At her funeral, Goodwin said the department failed Wilson. Some members of Wilson’s family have hired Warren A. Brown, a prominent city lawyer, to represent them should they decide to take legal action.

“They want answers for what happened,” Brown said. “They want to make sure it doesn’t happen to anything else.”

In Lairdsville, a tiny town in upstate New York, a volunteer fire chief was convicted of negligent homicide and served jail time for his role in a fatal training exercise that involved a set fire in a century-old farm house. But in that case, several recruits were ordered to go upstairs and lie down so they could pretend to be victims.

No fire hoses were charged before the fire was set and the lines were not in position. Also, plywood boards were nailed over the windows, leaving a small hole in one wall as the only escape route.

The deputy chief, who later went to jail, set a sofa on fire directly below where the recruits were playing victim. “The fire raged out of control, raced up the staircase, and the entire place became an inferno,” said Michael A. Coluzza, who prosecuted the case. A jury convicted Alan G. Baird, the deputy fire chief, of criminally negligent manslaughter, a charge that does not exist in Maryland. He spent 75 days in jail, had five years of probation and was forbidden from ever being a part of any volunteer fire department.

Hyde’s defense lawyer, Peter S. O’Neill, said he has not been contacted by anybody about potential criminal liability in the Baltimore case. “Everyone wants to find someone at fault if there is a death,” O’Neill said. “It doesn’t mean someone is at fault.”

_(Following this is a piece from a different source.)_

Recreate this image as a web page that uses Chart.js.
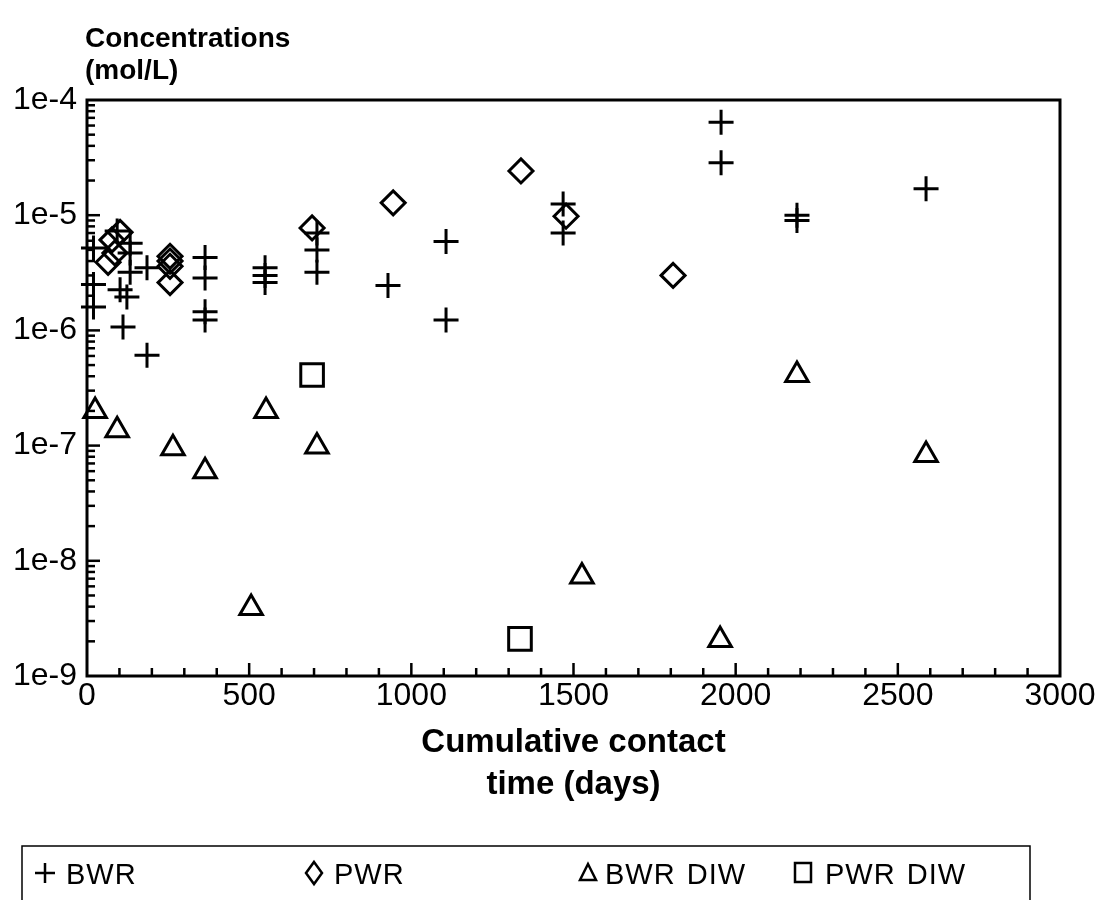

Partial list of safety requirements for live burns in buildings outside the fire academy grounds:

All hazardous structural conditions shall be removed or repaired.

Debris creating or contributing to unsafe conditions shall be removed.

Exits from the building shall be identified and evaluated prior to each training burn.

Separate source shall be used for the supply of attack lines and backup line to prevent loss of water.

Only one fire at a time shall be permitted within an acquired structure.

Walkthrough and inspection of structure required before fire is set.